After graduating from law school, Wallingford native Kathleen Murphy spent 15 years on the legal side of the corporate world.

She served in a variety of legal and government affairs positions with Aetna, and eventually acted as general counsel and chief compliance officer for Aetna Financial Services.

In 2000, after ING acquired Aetna, she served as general counsel and chief administrative officer of ING’s U.S. financial services operation. She became chief executive of ING’s wealth management unit in 2006.

Making the leap from corporate legal counsel to CEO was a career-changer.

“It was a big change, from a pure staff role to running a large business, which was a big deal,” she said. Career-wise, Murphy added, “It was somewhat instructive as to the risks you have to take.”

At the time, ING was a global company, and Murphy’s next move would have been to corporate headquarters in Amsterdam. But Murphy, who was living in Atlanta, wanted to return to New England.

She joined Fidelity in January 2009 as president of Personal Investing, a Fidelity Investments company that provides retail brokerage, mutual funds, managed accounts, annuities and other financial products.

‘Great Opportunity’

“Fidelity was a great opportunity,” she said.

Fidelity PI has more than $1 trillion client assets under administration, more than 13 million customer accounts and more than 9,500 employees.

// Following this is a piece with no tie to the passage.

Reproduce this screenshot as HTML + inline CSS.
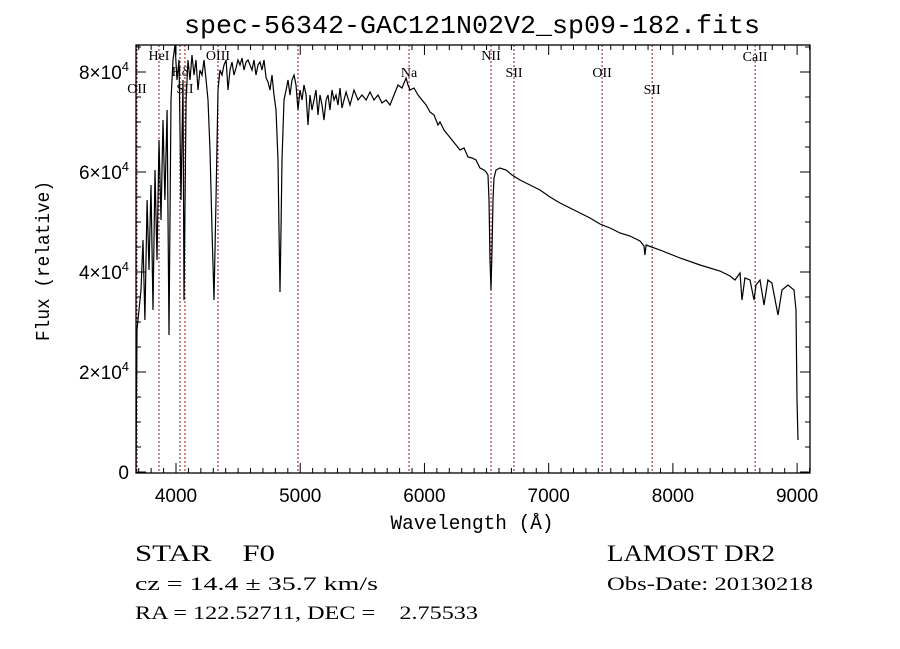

Personally, she attributes much of her success to the support of her husband, George Hornyak, who put his accounting career on hold to stay home and help raise their son, Jack, 8.

Murphy tries to balance work and family life. When she was at ING, she traveled to Europe once a month. Now, she said, “I try to be smart about travel, and focus on the family on weekends.”

She mentors women at Fidelity, as well as at ING. Murphy is also active with the U.S. State Department Global Women’s Mentoring Partnership, which connects talented, emerging women leaders from all over the world with Fortune 500 female CEOs for a month-long internship program.